Régimes totalitaires : expérience immersive au nouvel Institut de la mémoire de Pardubice
Deux premiers Instituts tchèques de la mémoire ont été inaugurés en mars dernier à Pardubice, en Bohême de l’Est, et à Olomouc, en Moravie centrale. Ils proposent des expositions multimédia consacrées aux régimes totalitaires du XXe siècle. Dans les années à venir, les succursales de l’Institut devraient être ouvertes dans chaque capitale régionale, ainsi qu’à Prague, pour documenter la terreur nazie et communiste.
« Ma classe était la toute première à visiter cet Institut de la mémoire. J’y suis ensuite retournée avec une autre classe de notre lycée. Je dois dire que les élèves étaient fascinés par cette visite pas comme les autres et par les histoires qu’elle raconte. Ils ont surtout apprécié la manière dont l’exposition est conçue. A l’entrée, ils ont reçu des tablettes et des écouteurs.

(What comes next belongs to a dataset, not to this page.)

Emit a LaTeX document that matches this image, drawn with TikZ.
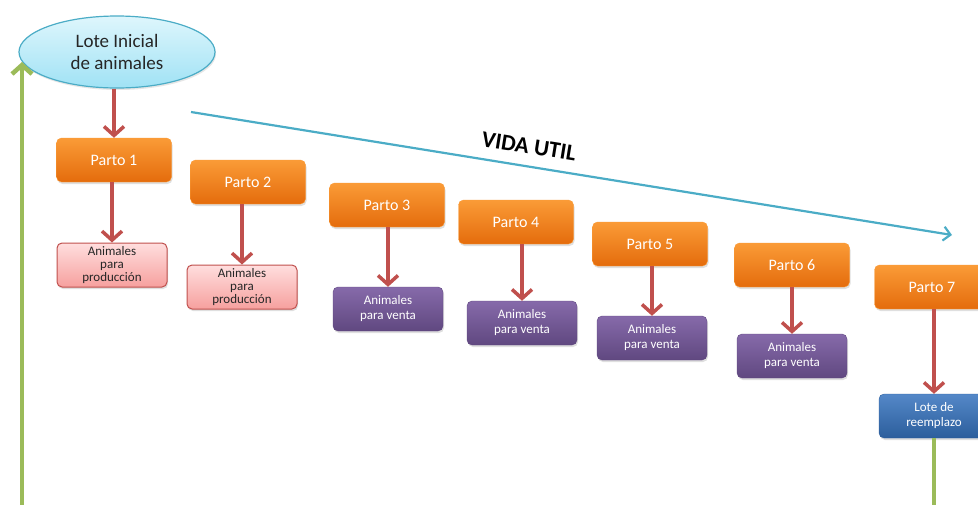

Pendant toute la visite, ils ont été guidés et accompagnés, à l’aide de ces tablettes, par les témoins de l’époque », décrit Lucie Žárská, professeur d’histoire dans un lycée professionnel de Pardubice.

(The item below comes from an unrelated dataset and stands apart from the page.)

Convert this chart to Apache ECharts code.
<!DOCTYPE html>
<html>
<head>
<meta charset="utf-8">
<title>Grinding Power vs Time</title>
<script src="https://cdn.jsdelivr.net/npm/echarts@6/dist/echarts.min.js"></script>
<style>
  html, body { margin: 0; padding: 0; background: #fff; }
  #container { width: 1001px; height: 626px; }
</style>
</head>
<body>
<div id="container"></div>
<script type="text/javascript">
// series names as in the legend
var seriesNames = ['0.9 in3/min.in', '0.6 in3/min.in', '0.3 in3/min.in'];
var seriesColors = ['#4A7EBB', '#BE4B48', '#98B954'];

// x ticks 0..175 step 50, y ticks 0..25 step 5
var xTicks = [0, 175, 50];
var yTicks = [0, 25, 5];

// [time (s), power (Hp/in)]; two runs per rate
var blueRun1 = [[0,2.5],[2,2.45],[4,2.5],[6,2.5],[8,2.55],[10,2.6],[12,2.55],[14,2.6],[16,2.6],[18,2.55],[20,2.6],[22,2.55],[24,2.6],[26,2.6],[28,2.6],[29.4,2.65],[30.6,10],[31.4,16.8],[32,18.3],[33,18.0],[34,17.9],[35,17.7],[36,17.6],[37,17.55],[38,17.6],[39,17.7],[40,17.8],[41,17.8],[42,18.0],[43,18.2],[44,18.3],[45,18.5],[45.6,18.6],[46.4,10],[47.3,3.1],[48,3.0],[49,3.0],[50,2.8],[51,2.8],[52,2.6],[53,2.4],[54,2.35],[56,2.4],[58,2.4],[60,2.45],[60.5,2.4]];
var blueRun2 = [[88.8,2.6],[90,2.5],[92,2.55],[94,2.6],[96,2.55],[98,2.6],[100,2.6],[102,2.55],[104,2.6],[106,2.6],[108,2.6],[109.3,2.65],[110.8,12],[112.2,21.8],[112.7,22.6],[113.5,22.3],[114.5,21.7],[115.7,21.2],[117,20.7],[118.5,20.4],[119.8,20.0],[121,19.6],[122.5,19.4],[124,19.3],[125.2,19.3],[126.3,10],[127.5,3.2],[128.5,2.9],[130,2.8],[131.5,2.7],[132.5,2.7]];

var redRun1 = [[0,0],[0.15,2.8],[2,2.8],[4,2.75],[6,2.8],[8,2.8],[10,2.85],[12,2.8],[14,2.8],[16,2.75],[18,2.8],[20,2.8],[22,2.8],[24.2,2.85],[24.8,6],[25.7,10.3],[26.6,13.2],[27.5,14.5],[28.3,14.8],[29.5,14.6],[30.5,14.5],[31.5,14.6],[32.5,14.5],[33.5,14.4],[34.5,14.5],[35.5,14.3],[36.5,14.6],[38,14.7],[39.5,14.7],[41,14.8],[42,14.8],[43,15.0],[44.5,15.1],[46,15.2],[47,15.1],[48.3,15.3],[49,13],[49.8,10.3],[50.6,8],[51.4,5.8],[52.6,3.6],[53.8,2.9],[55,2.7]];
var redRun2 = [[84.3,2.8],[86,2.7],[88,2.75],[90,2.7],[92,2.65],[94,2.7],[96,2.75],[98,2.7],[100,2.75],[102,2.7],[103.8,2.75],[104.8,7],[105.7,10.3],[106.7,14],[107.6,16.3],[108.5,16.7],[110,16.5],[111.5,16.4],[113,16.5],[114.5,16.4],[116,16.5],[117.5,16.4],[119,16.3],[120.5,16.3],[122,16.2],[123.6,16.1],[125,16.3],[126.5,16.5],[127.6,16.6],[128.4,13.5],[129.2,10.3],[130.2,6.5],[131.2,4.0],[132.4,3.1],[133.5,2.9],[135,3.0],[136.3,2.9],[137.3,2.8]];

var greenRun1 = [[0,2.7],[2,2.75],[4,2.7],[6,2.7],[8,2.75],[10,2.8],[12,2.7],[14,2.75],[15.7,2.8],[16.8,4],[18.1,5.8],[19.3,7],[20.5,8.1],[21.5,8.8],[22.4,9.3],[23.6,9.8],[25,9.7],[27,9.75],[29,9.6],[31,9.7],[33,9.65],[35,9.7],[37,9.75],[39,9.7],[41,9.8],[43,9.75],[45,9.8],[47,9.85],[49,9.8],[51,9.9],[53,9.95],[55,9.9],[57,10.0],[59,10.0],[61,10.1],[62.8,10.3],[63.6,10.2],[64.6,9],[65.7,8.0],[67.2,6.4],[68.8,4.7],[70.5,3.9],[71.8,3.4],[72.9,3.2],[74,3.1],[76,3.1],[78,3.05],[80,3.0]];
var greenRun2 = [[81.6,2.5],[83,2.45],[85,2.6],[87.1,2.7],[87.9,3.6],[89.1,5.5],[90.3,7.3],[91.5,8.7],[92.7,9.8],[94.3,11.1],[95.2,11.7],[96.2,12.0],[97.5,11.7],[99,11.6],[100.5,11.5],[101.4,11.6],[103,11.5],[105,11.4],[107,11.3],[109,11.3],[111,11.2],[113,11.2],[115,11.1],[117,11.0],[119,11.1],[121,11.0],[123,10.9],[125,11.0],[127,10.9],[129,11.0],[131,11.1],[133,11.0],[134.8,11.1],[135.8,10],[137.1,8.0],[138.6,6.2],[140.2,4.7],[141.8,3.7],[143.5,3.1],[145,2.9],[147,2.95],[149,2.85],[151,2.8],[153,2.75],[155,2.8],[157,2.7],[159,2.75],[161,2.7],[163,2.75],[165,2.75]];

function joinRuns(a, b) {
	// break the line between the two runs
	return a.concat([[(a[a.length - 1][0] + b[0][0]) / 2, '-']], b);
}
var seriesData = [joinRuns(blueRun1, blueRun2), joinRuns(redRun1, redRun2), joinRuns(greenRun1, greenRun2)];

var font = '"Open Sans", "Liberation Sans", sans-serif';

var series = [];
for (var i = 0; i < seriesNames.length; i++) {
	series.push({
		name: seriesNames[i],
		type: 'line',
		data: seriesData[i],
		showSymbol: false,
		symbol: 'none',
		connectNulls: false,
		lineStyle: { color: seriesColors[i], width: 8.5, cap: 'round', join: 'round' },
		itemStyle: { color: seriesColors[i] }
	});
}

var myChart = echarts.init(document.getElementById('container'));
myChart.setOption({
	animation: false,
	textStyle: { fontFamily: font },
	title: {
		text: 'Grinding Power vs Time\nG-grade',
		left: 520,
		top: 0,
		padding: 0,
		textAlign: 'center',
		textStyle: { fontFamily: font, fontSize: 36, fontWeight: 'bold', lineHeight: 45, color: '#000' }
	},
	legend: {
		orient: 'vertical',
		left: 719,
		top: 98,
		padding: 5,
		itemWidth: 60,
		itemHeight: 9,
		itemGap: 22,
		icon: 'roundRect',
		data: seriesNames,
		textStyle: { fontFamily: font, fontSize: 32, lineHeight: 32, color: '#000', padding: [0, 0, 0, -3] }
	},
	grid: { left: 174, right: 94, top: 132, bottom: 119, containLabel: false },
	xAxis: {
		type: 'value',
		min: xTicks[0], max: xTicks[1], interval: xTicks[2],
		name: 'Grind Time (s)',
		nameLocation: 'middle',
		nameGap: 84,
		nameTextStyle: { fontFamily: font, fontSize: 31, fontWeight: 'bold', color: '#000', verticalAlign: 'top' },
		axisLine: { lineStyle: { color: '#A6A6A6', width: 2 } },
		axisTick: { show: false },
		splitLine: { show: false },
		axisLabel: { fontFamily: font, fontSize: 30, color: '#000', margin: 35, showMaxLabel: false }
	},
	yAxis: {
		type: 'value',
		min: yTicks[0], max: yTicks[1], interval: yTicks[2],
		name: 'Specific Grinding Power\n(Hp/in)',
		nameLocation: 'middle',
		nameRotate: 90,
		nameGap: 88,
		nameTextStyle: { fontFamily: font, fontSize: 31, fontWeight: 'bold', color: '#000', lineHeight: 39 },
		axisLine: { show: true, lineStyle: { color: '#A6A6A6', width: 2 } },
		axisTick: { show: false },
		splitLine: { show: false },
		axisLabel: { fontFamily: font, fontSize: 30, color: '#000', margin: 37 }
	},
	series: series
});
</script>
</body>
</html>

L’Institut de la mémoire est un projet réalisé par l’ONG Post Bellum qui a recueilli, depuis 2001, près de 13 000 témoignages de personnes qui ont fait l’expérience d’un régime totalitaire. Ils sont réunis au sein d’une base de données accessible au public sur Internet et intitulée « Mémoire de la nation » (Paměť národa).
Ces archives contiennent des enregistrements audiovisuels, des photographies et documents. Nous y trouvons les témoignages de survivants de l’Holocauste, des soldats, des prisonniers politiques de l’époque communiste, des représentants de la dissidence et de la culture underground. « Mémoire de la nation » propose également les confessions de quelques-uns des représentants du pouvoir communiste, par exemple d’anciens agents de la police secrète.

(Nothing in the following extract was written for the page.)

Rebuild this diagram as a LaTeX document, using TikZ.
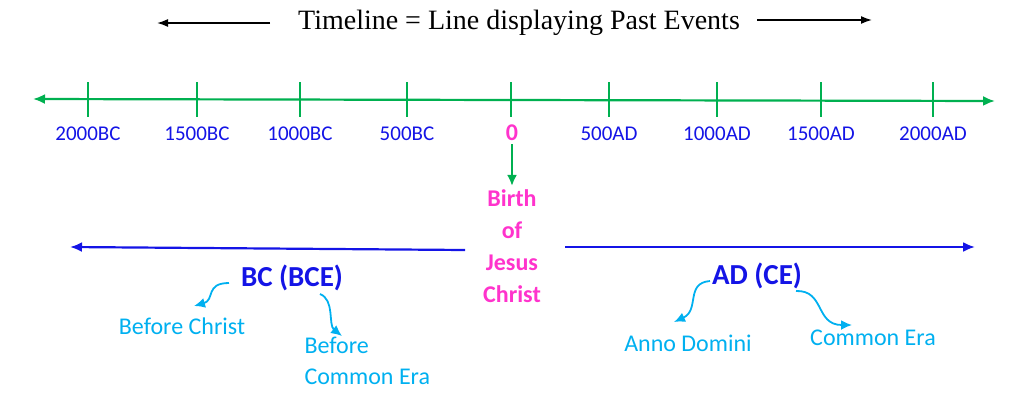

Le réseau des Instituts de la mémoire, basé sur ces milliers de souvenirs, doit permettre une réflexion historique, et ceci à l’aide de nouvelles technologies. A cheval entre jeu, film et réalité augmentée, l’exposition de l’Institut de la mémoire de Pardubice a été conçue par le documentariste Viktor Portel. Il explique :
« Dès le début, nous avons eu l’idée qu’au fil de l’exposition, le visiteur découvre l’histoire d’une seule personne, d’un témoin de l’époque. C’est elle qui l’accompagne le temps de la visite. Ce qui était moins évident, c’était la forme du récit et de cette visite. En réalisant plusieurs autres projets de ce type, nous nous sommes rendus compte qu’il fallait créer quelque chose de très immersif, avec de l’animation par exemple, pour que le visiteur soit vraiment captivé par l’histoire. Mais évidemment, il faut faire attention, car cet aspect interactif et ludique ne doit pas être primordial. Il ne doit jamais éclipser l’histoire que nous racontons. »
Les visiteurs de l’Institut de la mémoire de Pardubice découvrent ainsi l’histoire du général Tomáš Sedláček qui a combattu sur plusieurs fronts pendant la Seconde Guerre mondiale, avant d’être emprisonné à plusieurs reprises sous le régime communiste, ou encore celle de Jaryna Mlchová, une jeune chimiste qui a sauvé des centaines de Juifs du transport vers les camps de concentration, en leur administrant une substance qui provoquait de faux symptômes de la jaunisse.
L’exposition sera progressivement complétée par d’autres témoignages de différentes époques de l’histoire de la Tchécoslovaquie. L’Institut de la mémoire a également ouvert ses portes à Olomouc, dans les locaux d’un ancien abri construit au milieu des années 1950 et destiné au quartier général de la défense civile. A l’automne, une autre succursale de l’Institut de la mémoire devrait être inaugurée à Brno.